>> start

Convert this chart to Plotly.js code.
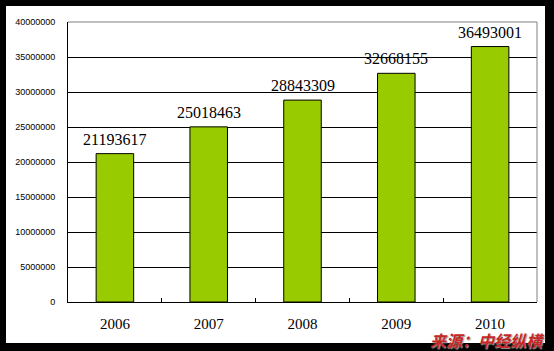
<!DOCTYPE html>
<html>
<head>
<meta charset="utf-8">
<script src="https://cdn.plot.ly/plotly-3.0.1.min.js"></script>
<style>html,body{margin:0;padding:0;background:#000;}#chart{width:554px;height:351px;}</style>
</head>
<body>
<div id="chart"></div>
<script>
const years = ['2006', '2007', '2008', '2009', '2010'];
const values = [21193617, 25018463, 28843309, 32668155, 36493001];
const valueLabels = ['21193617', '25018463', '28843309', '32668155', '36493001'];
const yTicks = [0, 5000000, 10000000, 15000000, 20000000, 25000000, 30000000, 35000000, 40000000];
const yTickLabels = ['0', '5000000', '10000000', '15000000', '20000000', '25000000', '30000000', '35000000', '40000000'];
const sourceText = '来源：中经纵横';

const trace = {
  type: 'bar',
  x: years,
  y: values,
  marker: {color: '#99CC00', line: {color: '#000', width: 1}},
  width: 0.4,
  hoverinfo: 'none'
};

const valueAnnotations = years.map((yr, i) => ({
  x: i, y: values[i], xref: 'x', yref: 'y',
  text: valueLabels[i], showarrow: false,
  xanchor: 'center', yanchor: 'bottom', yshift: 4,
  font: {family: '"Liberation Serif", serif', size: 16, color: '#000'}
}));

const layout = {
  width: 554, height: 351,
  margin: {l: 68, r: 17, t: 22, b: 49},
  paper_bgcolor: '#000',
  plot_bgcolor: '#fff',
  showlegend: false,
  xaxis: {
    type: 'category',
    categoryorder: 'array', categoryarray: years,
    range: [-0.5, years.length - 0.5],
    showgrid: false,
    showline: true, linecolor: '#000', linewidth: 1,
    ticks: 'inside', tickson: 'boundaries', ticklen: 4, tickcolor: '#000',
    tickfont: {family: '"Liberation Serif", serif', size: 15, color: '#000'},
    ticklabelstandoff: 8,
    fixedrange: true
  },
  yaxis: {
    range: [0, 40000000],
    tickvals: yTicks, ticktext: yTickLabels,
    showgrid: true, gridcolor: '#000', gridwidth: 1,
    showline: true, linecolor: '#000', linewidth: 1,
    zeroline: false,
    ticks: '',
    tickfont: {family: '"Liberation Sans", Arial, sans-serif', size: 9, color: '#000'},
    ticklabelstandoff: 10,
    fixedrange: true
  },
  shapes: [
    {type: 'rect', xref: 'paper', yref: 'paper', x0: -0.1322, x1: 1.0171, y0: -0.1464, y1: 1.0571,
     fillcolor: '#fff', line: {width: 0}, layer: 'below'},
    {type: 'path', xref: 'paper', yref: 'paper', path: 'M 0 1 L 1 1 L 1 0',
     line: {color: '#808080', width: 1}, layer: 'above'}
  ],
  annotations: valueAnnotations.concat([
    {text: sourceText, xref: 'paper', yref: 'paper', x: 0.8955, y: -0.137, xanchor: 'center', yanchor: 'middle',
     showarrow: false,
     font: {family: '"Noto Sans CJK SC", sans-serif', size: 16, color: '#c62828', weight: 'bold', style: 'italic',
            shadow: '1px 1px 1px #999'}}
  ])
};

Plotly.newPlot('chart', [trace], layout, {staticPlot: true, displayModeBar: false});
</script>
</body>
</html>
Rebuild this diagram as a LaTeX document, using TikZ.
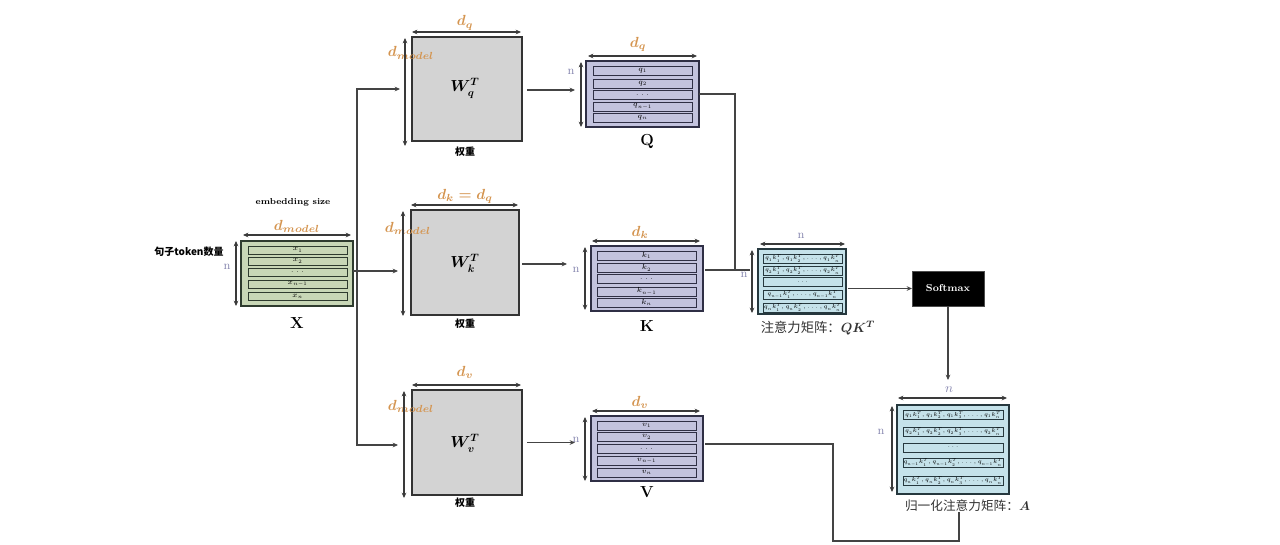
\RequirePackage{fix-cm}
\documentclass[tikz,border=0pt]{standalone}
\usepackage{fontspec}
\newfontfamily\cjk{Noto Sans CJK SC}
\usetikzlibrary{arrows.meta}
\definecolor{dor}{HTML}{D4944F}
\definecolor{ncol}{HTML}{8585AE}
\definecolor{dimc}{HTML}{3A3A3A}
\definecolor{connc}{HTML}{444444}
\definecolor{wfill}{HTML}{D3D3D3}
\definecolor{wline}{HTML}{333333}
\definecolor{xfill}{HTML}{C8D7B6}
\definecolor{xline}{HTML}{2E3B2E}
\definecolor{qfill}{HTML}{C3C3DE}
\definecolor{qline}{HTML}{2F2F45}
\definecolor{afill}{HTML}{C5E2EA}
\definecolor{aline}{HTML}{26383E}
\tikzset{
 sz/.style 2 args={minimum width=#1*0.75pt, minimum height=#2*0.75pt, inner sep=0pt, outer sep=0pt},
 dimarr/.style={draw=dimc, line width=0.9pt, {Stealth[length=4pt,width=3.5pt]}-{Stealth[length=4pt,width=3.5pt]}},
 connl/.style={draw=connc, line width=0.8pt},
 arrl/.style={connl, -{Stealth[length=4pt,width=3.5pt]}},
 wbox/.style={draw=wline, fill=wfill, line width=1pt},
 xbox/.style={draw=xline, fill=xfill, line width=1pt},
 qbox/.style={draw=qline, fill=qfill, line width=1pt},
 abox/.style={draw=aline, fill=afill, line width=1pt},
 xbar/.style={draw=xline, fill=xfill, line width=0.7pt, font=\fontsize{5.5}{6}\selectfont, sz={99}{8}},
 qbar/.style={draw=qline, fill=qfill, line width=0.7pt, font=\fontsize{5.5}{6}\selectfont, sz={99}{9}},
 kbar/.style={draw=aline, fill=afill, line width=0.7pt, font=\fontsize{4.4}{5}\selectfont, sz={79}{9}},
 abar/.style={draw=aline, fill=afill, line width=0.7pt, font=\fontsize{4.4}{5}\selectfont, sz={100}{9}},
 dlab/.style={text=dor, font=\boldmath\fontsize{11}{12}\selectfont, inner sep=0pt},
 nlab/.style={text=ncol, font=\fontsize{9}{10}\selectfont, inner sep=0pt},
 captxt/.style={font=\fontsize{12}{13}\selectfont\bfseries, inner sep=0pt},
 wlab/.style={font=\cjk\bfseries\fontsize{7.5}{8}\selectfont, inner sep=0pt},
 zcap/.style={text=black!80, font=\cjk\fontsize{10}{11}\selectfont, inner sep=0pt},
 wsym/.style={font=\boldmath\fontsize{12}{13}\selectfont, inner sep=0pt}
}
\begin{document}
\begin{tikzpicture}[x=0.75pt,y=-0.75pt]
\useasboundingbox (0,0) rectangle (1280,544);

% ---------- X ----------
\node[xbox, sz={112}{65}] (X) at (297,273.5) {};
\foreach \y/\t [count=\i] in {250/{$x_1$},261/{$x_2$},272.5/{$\dots$},284/{$x_{n-1}$},296.5/{$x_n$}}
  \node[xbar] (xb\i) at (297.5,\y) {\t};
\node[font=\fontsize{6.5}{7}\selectfont\bfseries, inner sep=0pt] (emb) at (293,202) {embedding size};
\node[dlab] (dX) at (297,226) {$d_{model}$};
\node[nlab] (nX) at (227,267) {n};
\node[wlab] (sent) at (189,252) {句子token数量};
\node[captxt] (capX) at (297,323) {X};
\draw[dimarr] ([shift={(2,-6)}]X.north west) -- ([shift={(-2,-6)}]X.north east);
\draw[dimarr] ([shift={(-5,0)}]X.north west) -- ([shift={(-5,0)}]X.south west);

% ---------- weights ----------
\node[wbox, sz={110}{104}] (Wq) at (467,89) {};
\node[wsym] (wqs) at (465,88) {$W_q^T$};
\node[dlab] (dq1) at (465,23) {$d_q$};
\node[dlab] (dm1) at (411,53) {$d_{model}$};
\node[wlab] (wq2) at (465,152) {权重};
\draw[dimarr] ([shift={(0,-5)}]Wq.north west) -- ([shift={(-1,-5)}]Wq.north east);
\draw[dimarr] ([shift={(-7,1)}]Wq.north west) -- ([shift={(-7,5)}]Wq.south west);

\node[wbox, sz={108}{105}] (Wk) at (465,262.5) {};
\node[wsym] (wks) at (465,263) {$W_k^T$};
\node[dlab] (dk1) at (465,196) {$d_k = d_q$};
\node[dlab] (dm2) at (408,228) {$d_{model}$};
\node[wlab] (wk2) at (465,324) {权重};
\draw[dimarr] ([shift={(0,-5)}]Wk.north west) -- ([shift={(-1,-5)}]Wk.north east);
\draw[dimarr] ([shift={(-8,1)}]Wk.north west) -- ([shift={(-8,1)}]Wk.south west);

\node[wbox, sz={110}{105}] (Wv) at (467,442.5) {};
\node[wsym] (wvs) at (465,443) {$W_v^T$};
\node[dlab] (dv1) at (465,372) {$d_v$};
\node[dlab] (dm3) at (411,406) {$d_{model}$};
\node[wlab] (wv2) at (465,503) {权重};
\draw[dimarr] ([shift={(0,-5)}]Wv.north west) -- ([shift={(-1,-5)}]Wv.north east);
\draw[dimarr] ([shift={(-8,1)}]Wv.north west) -- ([shift={(-8,3)}]Wv.south west);

% ---------- Q K V ----------
\node[qbox, sz={113}{66}] (Q) at (642.5,94) {};
\foreach \y/\t [count=\i] in {70.5/{$q_1$},83.5/{$q_2$},95/{$\dots$},106.5/{$q_{n-1}$},117.5/{$q_n$}}
  \node[qbar] (qb\i) at (642.5,\y) {\t};
\node[dlab] (dq2) at (638,44) {$d_q$};
\node[nlab] (nQ) at (571,72) {n};
\node[captxt] (capQ) at (647,141) {Q};
\draw[dimarr] ([shift={(2,-5)}]Q.north west) -- ([shift={(-2,-5)}]Q.north east);
\draw[dimarr] ([shift={(-5,1)}]Q.north west) -- ([shift={(-5,0)}]Q.south west);

\node[qbox, sz={112}{65}] (K) at (647,278.5) {};
\foreach \y/\t [count=\i] in {255.5/{$k_1$},268/{$k_2$},279/{$\dots$},291.5/{$k_{n-1}$},302.5/{$k_n$}}
  \node[qbar] (kb\i) at (646.5,\y) {\t};
\node[dlab] (dk2) at (640,232) {$d_k$};
\node[nlab] (nK) at (576,270) {n};
\node[captxt] (capK) at (647,326) {K};
\draw[dimarr] ([shift={(1,-5)}]K.north west) -- ([shift={(-3,-5)}]K.north east);
\draw[dimarr] ([shift={(-6,1)}]K.north west) -- ([shift={(-6,-1)}]K.south west);

\node[qbox, sz={112}{65}] (V) at (647,448.5) {};
\foreach \y/\t [count=\i] in {425.5/{$v_1$},437/{$v_2$},449/{$\dots$},461/{$v_{n-1}$},472.5/{$v_n$}}
  \node[qbar] (vb\i) at (646.5,\y) {\t};
\node[dlab] (dv2) at (640,402) {$d_v$};
\node[nlab] (nV) at (576,440) {n};
\node[captxt] (capV) at (647,492) {V};
\draw[dimarr] ([shift={(1,-5)}]V.north west) -- ([shift={(-3,-5)}]V.north east);
\draw[dimarr] ([shift={(-6,1)}]V.north west) -- ([shift={(-6,0)}]V.south west);

% ---------- QK^T ----------
\node[abox, sz={88}{65}] (S) at (802,281.5) {};
\foreach \y/\t [count=\i] in {258.5/{$q_1k_1^T, q_1k_2^T, \dots, q_1k_n^T$},270.5/{$q_2k_1^T, q_2k_2^T, \dots, q_2k_n^T$},282/{$\dots$},294.5/{$q_{n-1}k_1^T, \dots, q_{n-1}k_n^T$},307.5/{$q_nk_1^T, q_nk_2^T, \dots, q_nk_n^T$}}
  \node[kbar] (sb\i) at (802.5,\y) {\t};
\node[nlab] (nS1) at (801,236) {n};
\node[nlab] (nS2) at (744,275) {n};
\node[zcap] (capS) at (818,328) {注意力矩阵：{\boldmath$QK^T$}};
\draw[dimarr] ([shift={(2,-5)}]S.north west) -- ([shift={(-1,-5)}]S.north east);
\draw[dimarr] ([shift={(-6,1)}]S.north west) -- ([shift={(-6,-1)}]S.south west);

% ---------- Softmax ----------
\node[fill=black, draw=black!70, sz={72}{35}, text=white, font=\fontsize{7.5}{8}\selectfont\bfseries] (Sm) at (948,288.5) {Softmax};

% ---------- A ----------
\node[abox, sz={112}{89}] (A) at (953,449.5) {};
\foreach \y/\t [count=\i] in {415/{$q_1k_1^T, q_1k_2^T, q_1k_3^T, \dots, q_1k_n^T$},431.5/{$q_2k_1^T, q_2k_2^T, q_2k_3^T, \dots, q_2k_n^T$},447.5/{$\dots$},462.5/{$q_{n-1}k_1^T, q_{n-1}k_2^T, \dots, q_{n-1}k_n^T$},480.5/{$q_nk_1^T, q_nk_2^T, q_nk_3^T, \dots, q_nk_n^T$}}
  \node[abar] (ab\i) at (953,\y) {\t};
\node[text=ncol, font=\fontsize{10}{11}\selectfont, inner sep=0pt] (nA1) at (949,390) {$n$};
\node[nlab] (nA2) at (881,432) {n};
\node[zcap, font=\cjk\fontsize{9.5}{10}\selectfont] (capA) at (967.5,506) {归一化注意力矩阵：{\boldmath$A$}};
\draw[dimarr] ([shift={(1,-7)}]A.north west) -- ([shift={(-2,-7)}]A.north east);
\draw[dimarr] ([shift={(-5,1)}]A.north west) -- ([shift={(-5,-2)}]A.south west);

% ---------- connectors ----------
\coordinate (sp) at (357,271);
\coordinate (inK) at (398,271);
\coordinate (inQ) at (400,89);
\coordinate (inV) at (398,445);
\draw[arrl] (X.east |- inK) -- (inK);
\draw[arrl] (sp) |- (inQ);
\draw[arrl] (sp) |- (inV);

\draw[arrl] ([shift={(5,1)}]Wq.east) -- ++(48,0);
\draw[arrl] ([shift={(3,1.5)}]Wk.east) -- ++(45,0);
\draw[arrl] ([shift={(5,0)}]Wv.east) -- ++(48,0);

\coordinate (jq) at (735,270);
\coordinate (kin) at (750,270);
\draw[connl] (Q.east) -| (jq);
\draw[connl] ([xshift=1.5pt]K.east |- kin) -- (kin);

\draw[arrl] ([xshift=1.5pt]S.east |- Sm.west) -- (Sm.west);
\draw[arrl] (Sm.south) -- ++(0,74);

\coordinate (b1) at (833,444);
\coordinate (b2) at (959,541);
\draw[connl] ([xshift=1.5pt]V.east |- b1) -- (b1) |- (b2) -- (capA.south -| b2);
\end{tikzpicture}
\end{document}
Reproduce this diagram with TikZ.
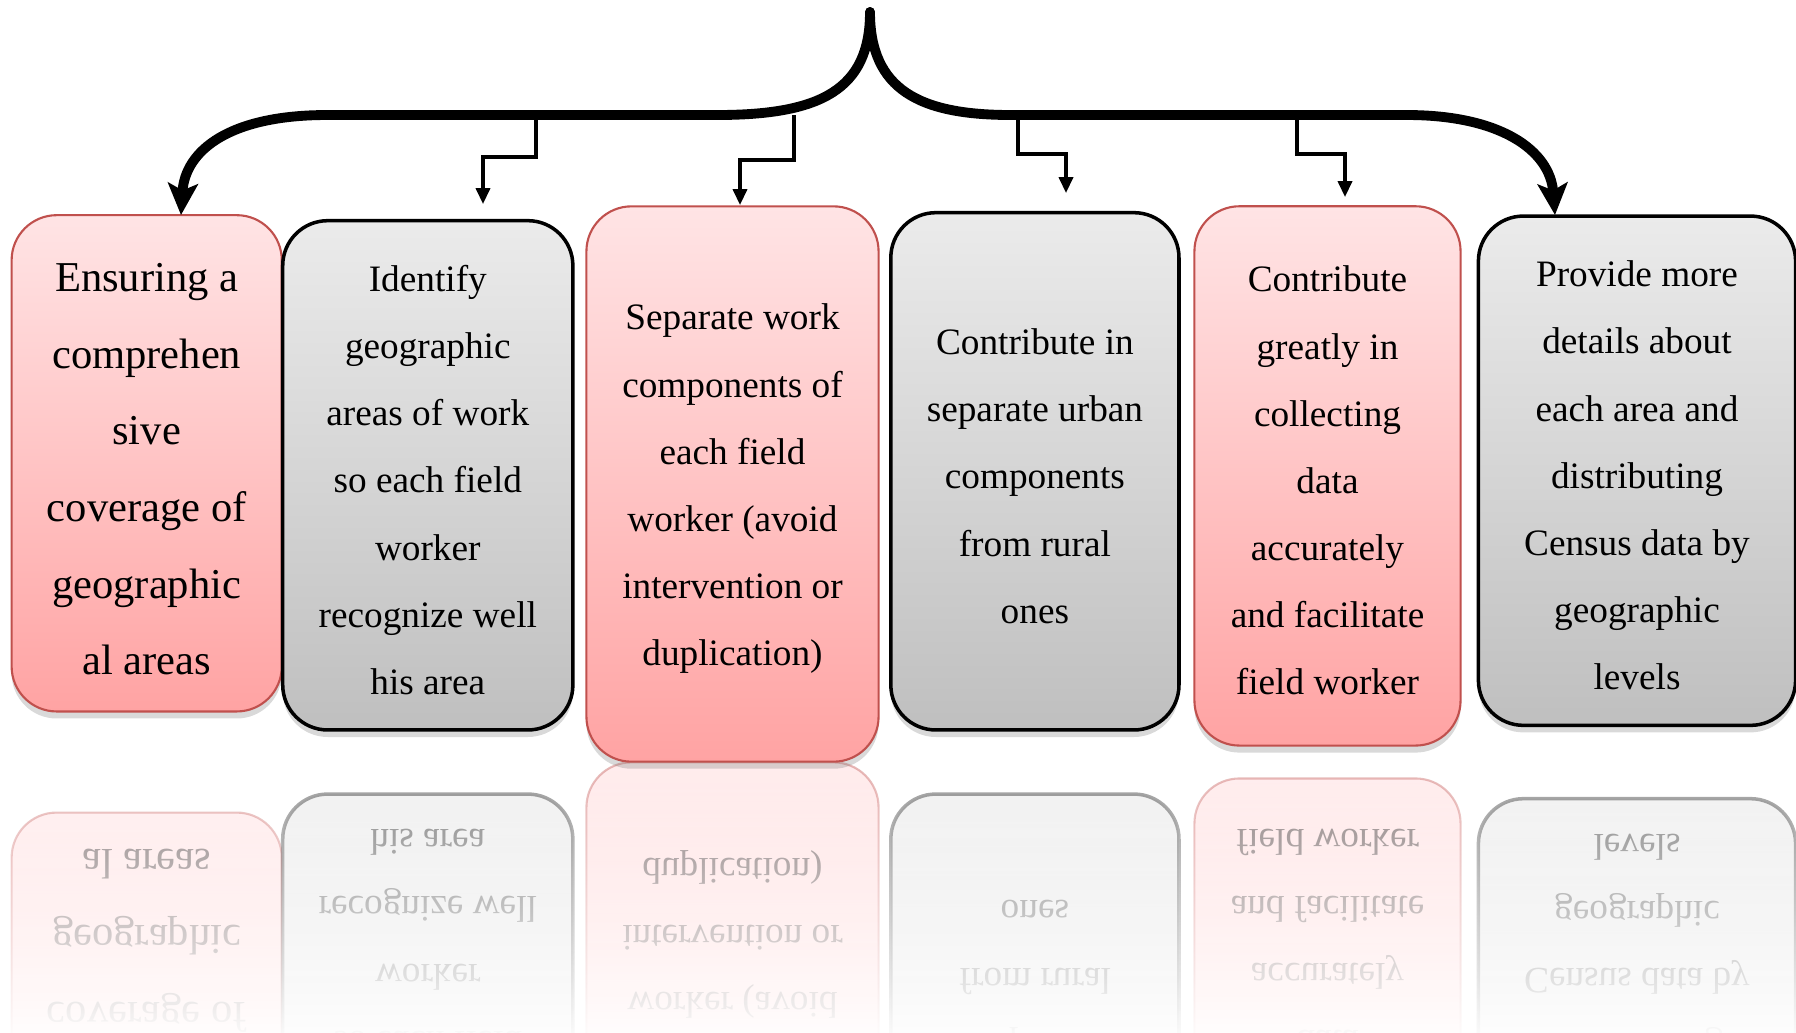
\documentclass[tikz,border=0pt]{standalone}
\usepackage{fontspec}
\setmainfont{Liberation Serif}
\usetikzlibrary{arrows.meta, shadows, fadings}
\definecolor{pinktop}{HTML}{FFE4E5}
\definecolor{pinkbot}{HTML}{FFA3A3}
\definecolor{pinkline}{HTML}{C0504D}
\definecolor{graytop}{HTML}{EBEBEB}
\definecolor{graybot}{HTML}{BFBFBF}
\tikzstyle{box} = [rectangle, rounded corners=0.45cm, align=center, text=black,
                   font=\fontsize{10.6}{19.1}\selectfont]
\tikzstyle{pinkbox} = [box, draw=pinkline, line width=0.6pt, top color=pinktop, bottom color=pinkbot]
\tikzstyle{graybox} = [box, draw=black, line width=1pt, top color=graytop, bottom color=graybot]
\tikzstyle{bigtext} = [font=\fontsize{12.1}{21.8}\selectfont]
\tikzstyle{boxshadow} = [drop shadow={shadow xshift=0pt, shadow yshift=-2pt, opacity=0.3}]
\tikzstyle{mirror} = [transform shape, fill opacity=0.7, draw opacity=0.4, text opacity=0.45]
\tikzstyle{bracearrow} = [line width=2.8pt, line cap=round, -{Stealth[length=9pt, width=8.5pt, inset=2pt]}]
\tikzstyle{brancharrow} = [line width=0.9pt, -{Triangle[length=4.5pt, width=4pt]}]
\tikzfading[name=reflfade, top color=transparent!100, bottom color=transparent!0]

% taller first line, pushes the text block a little down
\newcommand{\topgap}{\rule{0pt}{0.95em}}

% the six boxes: #1 extra style, #2 name prefix
\newcommand{\allboxes}[2]{%
    \node[pinkbox, bigtext, #1, minimum width=2.70cm, minimum height=4.96cm] (#21) at (146.7,463.3)
        {\topgap Ensuring a\\comprehen\\sive\\coverage of\\geographic\\al areas};
    \node[graybox, #1, minimum width=2.90cm, minimum height=5.09cm] (#22) at (427.8,475.3)
        {\topgap Identify\\geographic\\areas of work\\so each field\\worker\\recognize well\\his area};
    \node[pinkbox, #1, minimum width=2.92cm, minimum height=5.55cm] (#23) at (732.5,484)
        {\topgap Separate work\\components of\\each field\\worker (avoid\\intervention or\\duplication)};
    \node[graybox, #1, minimum width=2.88cm, minimum height=5.17cm] (#24) at (1034.9,471.3)
        {\topgap Contribute in\\separate urban\\components\\from rural\\ones};
    \node[pinkbox, #1, minimum width=2.66cm, minimum height=5.39cm] (#25) at (1327.5,475.9)
        {\topgap Contribute\\greatly in\\collecting\\data\\accurately\\and facilitate\\field worker};
    \node[graybox, #1, minimum width=3.17cm, minimum height=5.09cm] (#26) at (1637,470.7)
        {\topgap Provide more\\details about\\each area and\\distributing\\Census data by\\geographic\\levels};
}

\begin{document}
\begin{tikzpicture}[x=0.01cm, y=-0.01cm]
    \useasboundingbox (0,0) rectangle (1796,1032);

    % Reflection under the boxes
    \begin{scope}
        \clip (0,762) rectangle (1796,1032);
        \begin{scope}[shift={(0,1524)}, yscale=-1]
            \allboxes{mirror}{r}
        \end{scope}
    \end{scope}
    \fill[white, path fading=reflfade] (-10,762) rectangle (1806,1045);

    % Boxes
    \allboxes{boxshadow}{b}

    % Brace
    \coordinate (apex) at (870,12);
    \coordinate (lend) at (181,215);
    \coordinate (rend) at (1555,215);
    \draw[bracearrow] (apex) .. controls (870,90) and (820,115) .. (717,115) -- (327,115)
        .. controls (230,115) and (185,150) .. (lend);
    \draw[bracearrow] (apex) .. controls (870,90) and (920,115) .. (1011,115) -- (1407,115)
        .. controls (1500,115) and (1550,150) .. (rend);

    % Branch arrows
    \coordinate (s1) at (536,115);  \coordinate (e1) at (483,204);
    \coordinate (s2) at (794,115);  \coordinate (e2) at (740,205);
    \coordinate (s3) at (1018,115); \coordinate (e3) at (1066,193);
    \coordinate (s4) at (1297,115); \coordinate (e4) at (1345,197);
    \draw[brancharrow] (s1) -- ++(0,42) -| (e1);
    \draw[brancharrow] (s2) -- ++(0,45) -| (e2);
    \draw[brancharrow] (s3) -- ++(0,39) -| (e3);
    \draw[brancharrow] (s4) -- ++(0,39) -| (e4);
\end{tikzpicture}
\end{document}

>> end

**EXERCISE DIRECTIONS:** Scan the entries above for the word "this" and collect each line holding it.

**COMPLETED TASK:**
Convert this chart to Plotly.js code.
Rebuild this diagram as a LaTeX document, using TikZ.
Reproduce this diagram with TikZ.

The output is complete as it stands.